Chochorowski, et al. v. Home Depot USA, No. 4:08-CV-849 CAS (E.D. MO. 2008).
In Chochorowski, the plaintiff originally filed the putative class action in the Circuit Court of Madison County, Illinois in 2002. Building her claim, she alleged she was automatically charged for a “damage waiver” when she rented a power tiller from Home Depot, despite the fact that she never agreed to purchase the waiver, which was an optional charge. Eventually, the defendant, Home Depot, had the case dismissed on the basis of forum non conveniens.
Re-modeling the action, the plaintiff re-filed the petition in the Circuit Court of St. Louis County, Missouri on March 28, 2008. Subsequently, Home Deport filed a timely notice of removal, which alleged jurisdiction based on the Class Action Fairness Act.

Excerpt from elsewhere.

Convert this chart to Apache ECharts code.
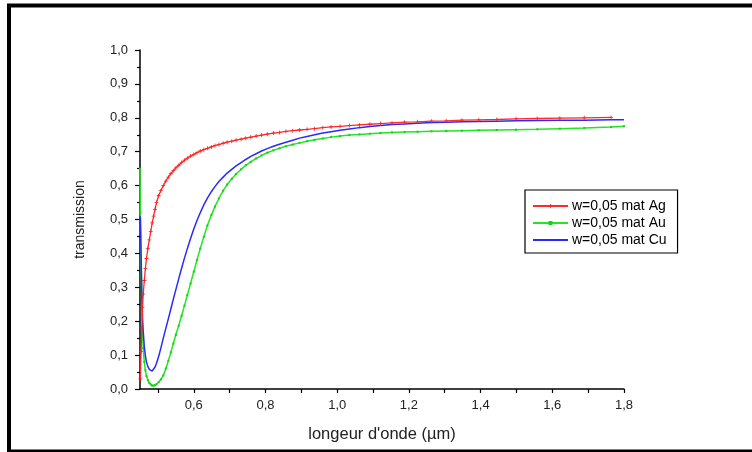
<!DOCTYPE html>
<html>
<head>
<meta charset="utf-8">
<script src="https://cdn.jsdelivr.net/npm/echarts@6/dist/echarts.min.js"></script>
<style>
  html, body { margin: 0; padding: 0; background: #fff; }
  #chart { width: 752px; height: 452px; }
</style>
</head>
<body>
<div id="chart"></div>
<script>
// Wavelength samples (µm), shared by the three transmission curves
const wavelength = [
  0.450, 0.451, 0.453, 0.455, 0.457, 0.459, 0.462, 0.465, 0.468, 0.472,
  0.476, 0.480, 0.484, 0.488, 0.492, 0.496, 0.502, 0.508, 0.515, 0.522,
  0.529, 0.536, 0.543, 0.550, 0.558, 0.566, 0.574, 0.582, 0.591, 0.600,
  0.609, 0.618, 0.628, 0.638, 0.649, 0.659, 0.670, 0.682, 0.693, 0.706,
  0.718, 0.732, 0.745, 0.759, 0.774, 0.789, 0.805, 0.822, 0.839, 0.857,
  0.876, 0.895, 0.916, 0.937, 0.960, 0.983, 1.008, 1.034, 1.062, 1.091,
  1.121, 1.153, 1.188, 1.224, 1.263, 1.304, 1.348, 1.395, 1.445, 1.499,
  1.558, 1.621, 1.689, 1.764, 1.800
];

// Transmission, silver
const transAg = [
  null, 0.030, 0.110, 0.180, 0.240, 0.280, 0.320, 0.355, 0.385, 0.415,
  0.440, 0.465, 0.490, 0.510, 0.530, 0.550, 0.570, 0.585, 0.600, 0.613,
  0.625, 0.635, 0.644, 0.652, 0.660, 0.668, 0.675, 0.681, 0.687, 0.692,
  0.697, 0.702, 0.706, 0.710, 0.714, 0.718, 0.721, 0.725, 0.728, 0.731,
  0.734, 0.737, 0.740, 0.743, 0.746, 0.749, 0.752, 0.755, 0.757, 0.760,
  0.762, 0.764, 0.766, 0.768, 0.771, 0.773, 0.775, 0.777, 0.779, 0.781,
  0.783, 0.785, 0.787, 0.788, 0.790, 0.791, 0.793, 0.794, 0.795, 0.797,
  0.798, 0.799, 0.800, 0.801, null
];

// Transmission, gold
const transAu = [
  0.650, 0.520, 0.380, 0.270, 0.160, 0.120, 0.080, 0.055, 0.038, 0.026,
  0.018, 0.013, 0.010, 0.010, 0.011, 0.014, 0.020, 0.028, 0.040, 0.060,
  0.083, 0.108, 0.134, 0.160, 0.187, 0.216, 0.246, 0.277, 0.311, 0.346,
  0.381, 0.414, 0.449, 0.482, 0.513, 0.538, 0.562, 0.585, 0.603, 0.620,
  0.634, 0.648, 0.660, 0.670, 0.680, 0.689, 0.697, 0.704, 0.710, 0.716,
  0.721, 0.726, 0.731, 0.735, 0.739, 0.743, 0.746, 0.749, 0.751, 0.753,
  0.755, 0.757, 0.758, 0.759, 0.760, 0.761, 0.762, 0.763, 0.764, 0.765,
  0.766, 0.768, 0.770, 0.773, 0.775
];

// Transmission, copper
const transCu = [
  0.510, 0.500, 0.400, 0.290, 0.210, 0.170, 0.125, 0.098, 0.080, 0.066,
  0.058, 0.054, 0.053, 0.057, 0.065, 0.076, 0.096, 0.120, 0.150, 0.179,
  0.207, 0.236, 0.265, 0.293, 0.325, 0.356, 0.386, 0.414, 0.444, 0.472,
  0.497, 0.520, 0.543, 0.563, 0.582, 0.597, 0.612, 0.625, 0.637, 0.648,
  0.658, 0.668, 0.677, 0.686, 0.694, 0.702, 0.709, 0.716, 0.722, 0.728,
  0.734, 0.740, 0.745, 0.750, 0.755, 0.759, 0.763, 0.767, 0.771, 0.774,
  0.777, 0.780, 0.782, 0.784, 0.786, 0.787, 0.788, 0.789, 0.790, 0.791,
  0.792, 0.793, 0.793, 0.794, 0.794
];

const seriesNames = ['w=0,05 mat Ag', 'w=0,05 mat Au', 'w=0,05 mat Cu'];

// Axis tick positions and labelled values
const xTickValues = [0.5, 0.6, 0.7, 0.8, 0.9, 1.0, 1.1, 1.2, 1.3, 1.4, 1.5, 1.6, 1.7, 1.8];
const xLabelValues = [0.6, 0.8, 1.0, 1.2, 1.4, 1.6, 1.8];

const pairs = (ys) => wavelength.map((x, i) => [x, ys[i]]);
const comma = (v) => v.toFixed(1).replace('.', ',');

const FONT = 'Liberation Sans, Arial, sans-serif';
const plusSymbol = 'path://M2,0H3V2H5V3H3V5H2V3H0V2H2Z';

const chart = echarts.init(document.getElementById('chart'), null, { renderer: 'canvas' });

chart.setOption({
  animation: false,
  backgroundColor: '#fff',
  graphic: [{
    type: 'rect',
    z: 100,
    silent: true,
    shape: { x: 9, y: 5.5, width: 800, height: 446 },
    style: { fill: 'none', stroke: '#000', lineWidth: 4 }
  }],
  grid: { left: 140, right: 128, top: 50, bottom: 63, containLabel: false },
  legend: {
    orient: 'vertical',
    left: 525,
    top: 190,
    data: [
      { name: seriesNames[0] },
      { name: seriesNames[1] },
      { name: seriesNames[2], itemStyle: { opacity: 0 } }
    ],
    itemWidth: 35,
    itemHeight: 5,
    itemGap: 3,
    padding: [9, 11, 6, 7],
    borderColor: '#000',
    borderWidth: 1.2,
    backgroundColor: '#fff',
    textStyle: { fontFamily: FONT, fontSize: 14, lineHeight: 12, color: '#000', padding: [0, 0, 0, -1] }
  },
  xAxis: {
    type: 'value',
    min: 0.45,
    max: 1.8,
    name: 'longeur d\'onde (\u00b5m)',
    nameLocation: 'middle',
    nameGap: 37,
    nameTextStyle: { fontFamily: FONT, fontSize: 16.5, color: '#222' },
    axisLine: { show: true, onZero: false, lineStyle: { color: '#000', width: 1.5 } },
    axisTick: { show: true, length: 4, customValues: xTickValues, lineStyle: { color: '#000', width: 1.2 } },
    axisLabel: {
      customValues: xLabelValues,
      formatter: comma,
      margin: 10,
      fontFamily: FONT, fontSize: 13, color: '#222'
    },
    splitLine: { show: false }
  },
  yAxis: {
    type: 'value',
    min: 0,
    max: 1,
    interval: 0.1,
    name: 'transmission',
    nameLocation: 'middle',
    nameGap: 53,
    nameRotate: 90,
    nameTextStyle: { fontFamily: FONT, fontSize: 14, color: '#222' },
    axisLine: { show: true, onZero: false, lineStyle: { color: '#000', width: 1.5 } },
    axisTick: { show: true, length: 5, lineStyle: { color: '#000', width: 1.2 } },
    minorTick: { show: true, splitNumber: 2, length: 3, lineStyle: { color: '#000', width: 1.2 } },
    axisLabel: { formatter: comma, margin: 12, fontFamily: FONT, fontSize: 13, color: '#222' },
    splitLine: { show: false }
  },
  series: [
    {
      name: seriesNames[0],
      type: 'line',
      data: pairs(transAg),
      z: 5,
      clip: false,
      symbol: plusSymbol,
      symbolSize: 4,
      showSymbol: true,
      itemStyle: { color: '#ff2020' },
      lineStyle: { color: '#ff2a2a', width: 1.3 }
    },
    {
      name: seriesNames[1],
      type: 'line',
      data: pairs(transAu),
      z: 3,
      clip: false,
      symbol: 'rect',
      symbolSize: 2,
      showSymbol: true,
      itemStyle: { color: '#14d214' },
      lineStyle: { color: '#22e622', width: 1.5 }
    },
    {
      name: seriesNames[2],
      type: 'line',
      data: pairs(transCu),
      z: 4,
      clip: false,
      symbol: 'none',
      itemStyle: { color: '#2a2aff' },
      lineStyle: { color: '#2a2aff', width: 1.5 }
    }
  ]
});
</script>
</body>
</html>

Turning the screws to Home Depot, the plaintiff moved to remand the case to state court inter alia on the following grounds: (1) CAFA does not apply to the action because it is only applicable to actions commenced on or after February 18, 2005, and this action was commenced in 2002 and only re-filed in 2008 after defendant successfully argued for a more convenient forum and (2) the defendant failed to prove by a preponderance of the evidence that the $5 million amount in controversy threshold is satisfied.

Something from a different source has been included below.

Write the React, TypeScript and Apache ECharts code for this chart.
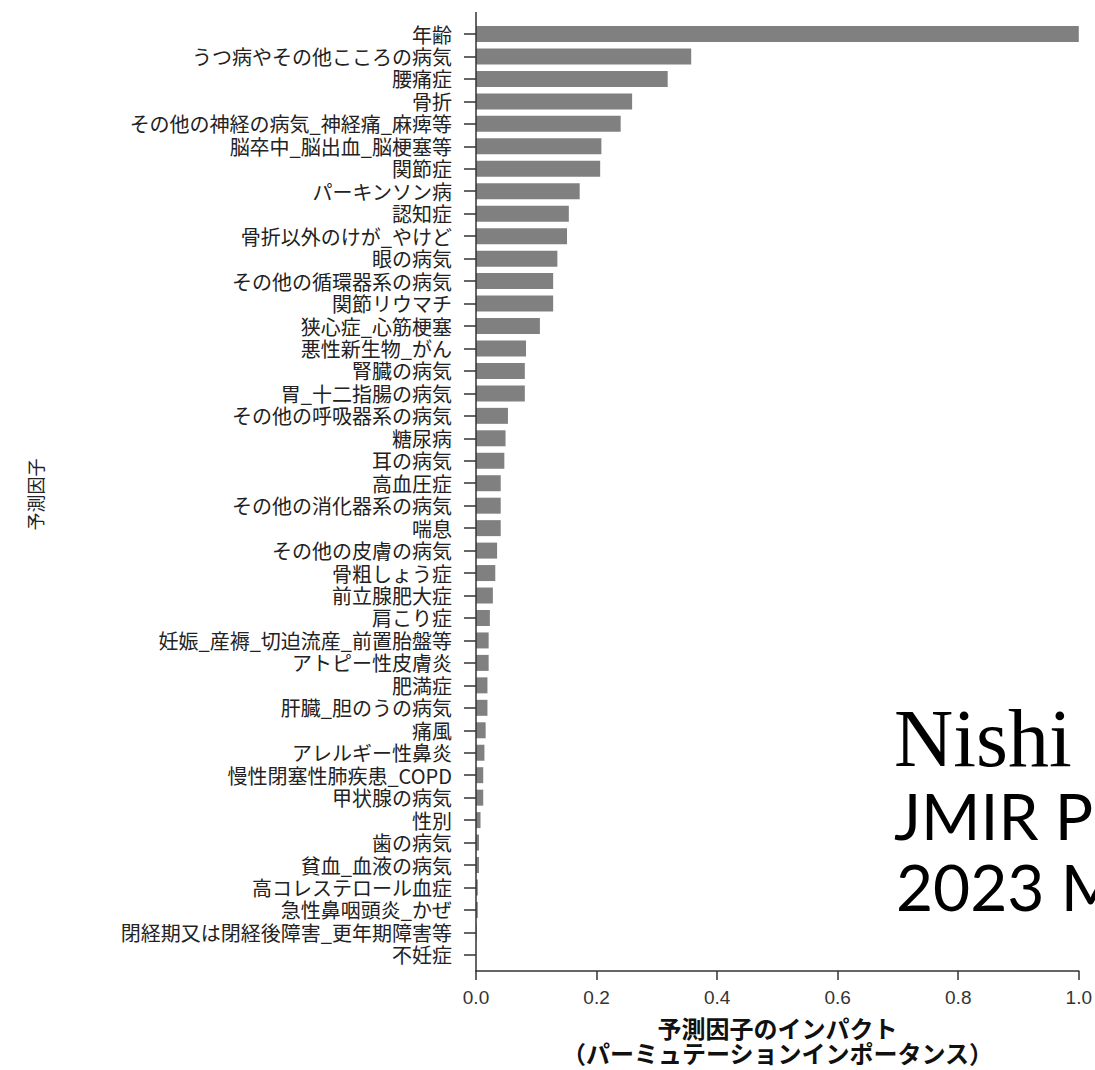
import React, { useEffect, useRef } from "react";
import * as echarts from "echarts";

const categories: string[] = [
  "年齢",
  "うつ病やその他こころの病気",
  "腰痛症",
  "骨折",
  "その他の神経の病気_神経痛_麻痺等",
  "脳卒中_脳出血_脳梗塞等",
  "関節症",
  "パーキンソン病",
  "認知症",
  "骨折以外のけが_やけど",
  "眼の病気",
  "その他の循環器系の病気",
  "関節リウマチ",
  "狭心症_心筋梗塞",
  "悪性新生物_がん",
  "腎臓の病気",
  "胃_十二指腸の病気",
  "その他の呼吸器系の病気",
  "糖尿病",
  "耳の病気",
  "高血圧症",
  "その他の消化器系の病気",
  "喘息",
  "その他の皮膚の病気",
  "骨粗しょう症",
  "前立腺肥大症",
  "肩こり症",
  "妊娠_産褥_切迫流産_前置胎盤等",
  "アトピー性皮膚炎",
  "肥満症",
  "肝臓_胆のうの病気",
  "痛風",
  "アレルギー性鼻炎",
  "慢性閉塞性肺疾患_COPD",
  "甲状腺の病気",
  "性別",
  "歯の病気",
  "貧血_血液の病気",
  "高コレステロール血症",
  "急性鼻咽頭炎_かぜ",
  "閉経期又は閉経後障害_更年期障害等",
  "不妊症",
];

const importance: number[] = [
  1.0, 0.357, 0.318, 0.259, 0.24, 0.208, 0.206, 0.172, 0.154, 0.151,
  0.135, 0.128, 0.128, 0.106, 0.083, 0.081, 0.081, 0.053, 0.049, 0.047,
  0.041, 0.041, 0.041, 0.035, 0.032, 0.028, 0.023, 0.021, 0.021, 0.019,
  0.019, 0.016, 0.014, 0.012, 0.012, 0.0075, 0.005, 0.005, 0.003, 0.003,
  0.001, 0.0,
];

const xTickValues: number[] = [0, 0.2, 0.4, 0.6, 0.8, 1.0];

const yAxisTitle = "予測因子";
const xAxisTitleLine1 = "予測因子のインパクト";
const xAxisTitleLine2 = "（パーミュテーションインポータンス）";

const overlayLines: string[] = ["Nishi", "JMIR P", "2023 M"];

export default function App() {
  const ref = useRef<HTMLDivElement>(null);

  useEffect(() => {
    document.body.style.margin = "0";
    if (!ref.current) return;
    const chart = echarts.init(ref.current, undefined, { renderer: "svg" });

    const gridLeft = 476;
    const gridTop = 22.8;
    const gridHeight = 943.3;
    const gridWidth = 608;
    const axisColor = "#333";

    chart.setOption({
      animation: false,
      backgroundColor: "#ffffff",
      grid: {
        left: gridLeft,
        top: gridTop,
        width: gridWidth,
        height: gridHeight,
        containLabel: false,
      },
      xAxis: {
        type: "value",
        min: 0,
        max: 1,
        interval: 0.2,
        offset: 5,
        splitLine: { show: false },
        axisLine: { show: true, lineStyle: { color: axisColor, width: 1.5 } },
        axisTick: { show: true, length: 9, lineStyle: { color: axisColor, width: 1.5 } },
        axisLabel: {
          margin: 17,
          fontSize: 19,
          color: "#333",
          fontFamily: "Liberation Sans Narrow, Liberation Sans",
          formatter: (v: number) =>
            xTickValues.some((t) => Math.abs(t - v) < 1e-9) ? v.toFixed(1) : "",
        },
        name: `{a|${xAxisTitleLine1}}\n{b|${xAxisTitleLine2}}`,
        nameLocation: "middle",
        nameGap: 44,
        nameTextStyle: {
          color: "#111",
          rich: {
            a: {
              fontSize: 24,
              fontWeight: "bold",
              fontFamily: "Noto Sans CJK JP",
              lineHeight: 25,
              color: "#111",
            },
            b: {
              fontSize: 24,
              fontWeight: "bold",
              fontFamily: "Noto Sans CJK JP",
              lineHeight: 25,
              color: "#111",
            },
          },
        },
      },
      yAxis: {
        type: "category",
        data: categories,
        inverse: true,
        axisLine: { show: false },
        axisTick: {
          show: true,
          alignWithLabel: true,
          length: 12,
          lineStyle: { color: axisColor, width: 1.5 },
        },
        axisLabel: {
          margin: 24,
          fontSize: 20,
          lineHeight: 21,
          color: "#222",
          fontFamily: "Noto Sans CJK JP",
          interval: 0,
        },
        name: yAxisTitle,
        nameLocation: "middle",
        nameRotate: 90,
        nameGap: 432,
        nameTextStyle: {
          fontSize: 18,
          color: "#222",
          fontFamily: "Noto Sans CJK JP",
        },
      },
      series: [
        {
          type: "bar",
          data: importance,
          barWidth: 16,
          itemStyle: { color: "#808080" },
          silent: true,
        },
      ],
      graphic: [
        {
          type: "line",
          shape: { x1: gridLeft, y1: 12, x2: gridLeft, y2: 971.5 },
          style: { stroke: axisColor, lineWidth: 1.5 },
          z: 10,
        },
        {
          type: "text",
          x: 894,
          y: 738,
          style: {
            text: overlayLines[0],
            fontSize: 82,
            fontFamily: "Liberation Serif",
            fill: "#000",
            align: "left",
            verticalAlign: "middle",
          },
          z: 20,
        },
        {
          type: "text",
          x: 894,
          y: 815,
          style: {
            text: overlayLines[1],
            fontSize: 64,
            fontFamily: "Lato",
            fill: "#000",
            align: "left",
            verticalAlign: "middle",
          },
          z: 20,
        },
        {
          type: "text",
          x: 896,
          y: 886,
          style: {
            text: overlayLines[2],
            fontSize: 64,
            fontFamily: "Lato",
            fill: "#000",
            align: "left",
            verticalAlign: "middle",
          },
          z: 20,
        },
      ],
    });

    return () => {
      chart.dispose();
    };
  }, []);

  return <div ref={ref} style={{ width: 1095, height: 1070 }} />;
}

The court measured out the legal standard explaining, the party invoking jurisdiction bears the burden of proof that all prerequisites to jurisdiction are met. Mindful of federalism concerns, the court stated that removal statutes are strictly construed with any doubts about the propriety of removal resolved in favor of remand to state court.

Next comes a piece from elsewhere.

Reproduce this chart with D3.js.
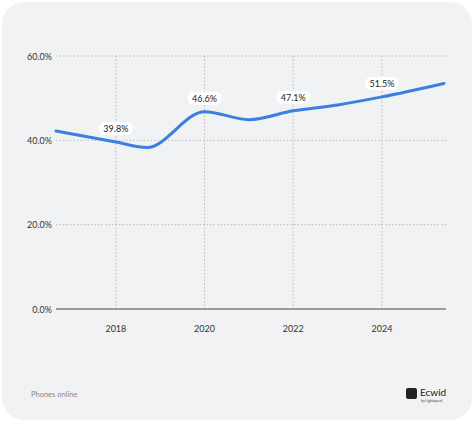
<!DOCTYPE html><html><head><meta charset="utf-8"><script src="https://cdn.jsdelivr.net/npm/d3@7"></script>
<style>body{margin:0;background:#fff}svg{display:block;font-family:Lato,"Open Sans",sans-serif}</style></head><body><svg width="474" height="423"></svg>
<script>
const years=[2016.65,2018,2018.7,2020,2021,2022,2023,2024,2025.4];
const values=[42.2,39.6,38.3,46.8,44.9,47.0,48.4,50.3,53.5];
const labelYears=[2018,2020,2022,2024];
const labelTexts=["39.8%","46.6%","47.1%","51.5%"];
const labelValues=[39.6,46.8,47.0,50.3];
const yTicks=[0,20,40,60];
const xTicks=[2018,2020,2022,2024];
const svg=d3.select("svg");
svg.append("rect").attr("x",2).attr("y",2).attr("width",470).attr("height",418).attr("rx",22).attr("fill","#f1f2f4");
const x=d3.scaleLinear().domain([2016.65,2025.4]).range([56,444]);
const y=d3.scaleLinear().domain([0,60]).range([309,56]);
const g=svg.append("g");
yTicks.forEach(t=>{
 if(t>0) g.append("line").attr("x1",56).attr("x2",446).attr("y1",y(t)).attr("y2",y(t)).attr("stroke","#bbb").attr("stroke-dasharray","1.5,2");
 g.append("text").attr("x",52).attr("y",y(t)+3.5).attr("text-anchor","end").attr("font-size",9).attr("fill","#333").text(t.toFixed(1)+"%");
});
xTicks.forEach(t=>{
 g.append("line").attr("x1",x(t)).attr("x2",x(t)).attr("y1",56).attr("y2",309).attr("stroke","#bbb").attr("stroke-dasharray","1.5,2");
 g.append("text").attr("x",x(t)).attr("y",332).attr("text-anchor","middle").attr("font-size",9).attr("fill","#333").text(t);
});
g.append("line").attr("x1",56).attr("x2",446).attr("y1",309).attr("y2",309).attr("stroke","#444").attr("stroke-width",1.2);
const line=d3.line().x((d,i)=>x(years[i])).y(d=>y(d)).curve(d3.curveMonotoneX);
g.append("path").attr("d",line(values)).attr("fill","none").attr("stroke","#3b7fe0").attr("stroke-width",3).attr("stroke-linecap","round");
labelYears.forEach((yr,i)=>{
 const cx=x(yr), cy=y(labelValues[i])-13;
 g.append("rect").attr("x",cx-17).attr("y",cy-7).attr("width",34).attr("height",13).attr("rx",6).attr("fill","#fff");
 g.append("text").attr("x",cx).attr("y",cy+3).attr("text-anchor","middle").attr("font-size",9).attr("fill","#222").text(labelTexts[i]);
});
svg.append("text").attr("x",31).attr("y",397).attr("font-size",7.5).attr("fill","#888").text("Phones online");
svg.append("rect").attr("x",406).attr("y",388).attr("width",11).attr("height",11).attr("rx",2).attr("fill","#222");
svg.append("text").attr("x",420).attr("y",396).attr("font-size",10).attr("fill","#222").text("Ecwid");
svg.append("text").attr("x",421).attr("y",402).attr("font-size",3.5).attr("fill","#444").text("by Lightspeed");
</script></body></html>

Sanding down the plaintiff’s first argument for remand, the court held that CAFA applies to the plaintiff’s re-filed action because the case was commenced in 2008 rather than 2002. The court relied on Price v. Berkeley Premium Nutraceuticals, Inc. and the plain meaning of Mo.Sup.Ct. Rule 53.01 finding that a case is commenced upon the filing of a petition with the court, and that the re-filing “commenced” a new action to which CAFA applied.
On the second issue, the court drills the defendant finding that it failed to establish by a preponderance of the evidence that the amount in controversy satisfied CAFA’s $5 million threshold. The plaintiff and the defendant each attempt to construct different limits to class membership.
Ultimately, the court found that the plaintiff’s petition expressly limited the class to persons who paid a “Damage Waiver” charge before the tool rental agreement was changed in 2005 or 2006, not persons who paid for Home Depot’s new “damage protection” charge or all Home Depot customers. Additionally, since the defendant failed to present sufficient evidence to establish the compensatory damage amount, the court could not determine whether the combination of compensatory and punitive damages and attorney’s fees concretely met the amount in controversy required to bolt down jurisdiction under CAFA.
Thus, the court held that it lacked subject matter jurisdiction and hammered Home Depot back to state court on remand.